Спустя некоторое время мы, к огорчению моих родителей, поженились. Отцу моему была чужда резкость Аркадия, а мама… мама опасалась, что бывший зэк — трудный муж и жить нам будет нелегко. Наполовину она угадала. Судьба человека, рожденного при тоталитарном строе и решившегося на борьбу с ним «до полной гибели всерьез», не могла быть радужной.
Борьба Аркадия Белинкова с властями предержащими развертывалась на издательском поле, ограниченном цензурой, недалеко отстоящей от Уголовного кодекса РСФСР. По условиям игры не сдавшийся писатель был обречен или на молчание, или на суд по-советски (иногда со смертельным исходом). К этим двум испытаниям он сам прибавил третье — эмиграцию.

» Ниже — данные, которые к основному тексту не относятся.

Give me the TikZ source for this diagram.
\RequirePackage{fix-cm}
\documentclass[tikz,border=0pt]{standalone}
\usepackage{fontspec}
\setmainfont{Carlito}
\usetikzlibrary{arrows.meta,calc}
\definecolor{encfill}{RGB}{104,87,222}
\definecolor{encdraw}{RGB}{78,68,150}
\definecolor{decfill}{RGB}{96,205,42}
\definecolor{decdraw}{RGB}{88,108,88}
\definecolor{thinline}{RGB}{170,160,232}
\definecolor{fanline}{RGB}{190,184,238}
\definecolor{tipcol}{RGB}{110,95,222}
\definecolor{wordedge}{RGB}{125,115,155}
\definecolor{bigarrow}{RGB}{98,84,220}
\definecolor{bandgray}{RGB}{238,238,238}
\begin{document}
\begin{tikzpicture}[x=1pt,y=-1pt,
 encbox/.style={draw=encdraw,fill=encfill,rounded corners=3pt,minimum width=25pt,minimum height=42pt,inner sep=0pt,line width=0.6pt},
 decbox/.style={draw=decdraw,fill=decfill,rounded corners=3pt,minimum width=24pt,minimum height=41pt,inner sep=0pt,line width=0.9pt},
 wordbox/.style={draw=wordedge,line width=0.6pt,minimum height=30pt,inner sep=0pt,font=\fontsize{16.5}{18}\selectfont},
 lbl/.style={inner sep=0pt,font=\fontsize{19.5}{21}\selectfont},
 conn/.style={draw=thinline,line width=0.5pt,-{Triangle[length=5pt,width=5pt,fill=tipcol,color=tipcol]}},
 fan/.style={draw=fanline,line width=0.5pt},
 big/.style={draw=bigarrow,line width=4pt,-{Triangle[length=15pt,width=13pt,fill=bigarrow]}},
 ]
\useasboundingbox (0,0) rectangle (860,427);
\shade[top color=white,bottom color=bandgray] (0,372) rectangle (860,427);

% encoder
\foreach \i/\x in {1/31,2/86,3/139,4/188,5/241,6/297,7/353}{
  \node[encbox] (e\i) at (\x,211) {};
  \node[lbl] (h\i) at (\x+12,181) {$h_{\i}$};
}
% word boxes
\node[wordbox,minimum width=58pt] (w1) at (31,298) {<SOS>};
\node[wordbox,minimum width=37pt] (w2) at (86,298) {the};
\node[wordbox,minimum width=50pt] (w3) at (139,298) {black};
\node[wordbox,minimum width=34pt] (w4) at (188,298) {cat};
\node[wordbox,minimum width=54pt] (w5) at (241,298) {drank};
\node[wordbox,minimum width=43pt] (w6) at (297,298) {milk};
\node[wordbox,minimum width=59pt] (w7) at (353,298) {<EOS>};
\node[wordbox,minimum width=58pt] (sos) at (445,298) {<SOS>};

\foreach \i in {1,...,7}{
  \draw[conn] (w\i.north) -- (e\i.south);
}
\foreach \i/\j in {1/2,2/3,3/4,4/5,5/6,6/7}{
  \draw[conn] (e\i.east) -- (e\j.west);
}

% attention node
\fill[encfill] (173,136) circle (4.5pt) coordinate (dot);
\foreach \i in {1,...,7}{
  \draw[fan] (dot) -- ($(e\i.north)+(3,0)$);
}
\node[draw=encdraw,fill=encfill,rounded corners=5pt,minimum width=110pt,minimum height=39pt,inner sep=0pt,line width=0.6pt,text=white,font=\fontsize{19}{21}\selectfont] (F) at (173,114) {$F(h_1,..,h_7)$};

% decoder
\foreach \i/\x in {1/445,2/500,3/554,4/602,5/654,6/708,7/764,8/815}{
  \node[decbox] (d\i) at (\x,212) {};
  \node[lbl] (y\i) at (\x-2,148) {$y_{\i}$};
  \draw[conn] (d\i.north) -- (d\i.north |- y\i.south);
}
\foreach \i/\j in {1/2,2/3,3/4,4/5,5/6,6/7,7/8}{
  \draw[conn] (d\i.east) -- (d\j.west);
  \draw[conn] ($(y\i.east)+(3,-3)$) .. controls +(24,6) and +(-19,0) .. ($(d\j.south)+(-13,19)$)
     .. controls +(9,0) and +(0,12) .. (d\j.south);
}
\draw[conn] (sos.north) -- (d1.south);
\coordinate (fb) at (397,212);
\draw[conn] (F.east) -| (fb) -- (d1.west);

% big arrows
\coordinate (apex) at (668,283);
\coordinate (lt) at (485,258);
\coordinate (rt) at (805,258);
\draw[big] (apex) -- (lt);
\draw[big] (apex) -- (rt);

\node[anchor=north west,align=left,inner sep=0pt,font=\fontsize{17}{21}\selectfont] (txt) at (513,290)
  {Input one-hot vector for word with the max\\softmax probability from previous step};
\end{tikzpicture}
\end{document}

Считается, что литературный труд — результат пережитого. У этого писателя все происходило иначе: крутые этапы его жизненного пути были вызваны, а порой и предсказаны его собственными писаниями.
Такими же резкими были перепады в его литературном хозяйстве.
Он начал стихами. О них мы почти ничего не знаем. Все были конфискованы и уничтожены во время следствия.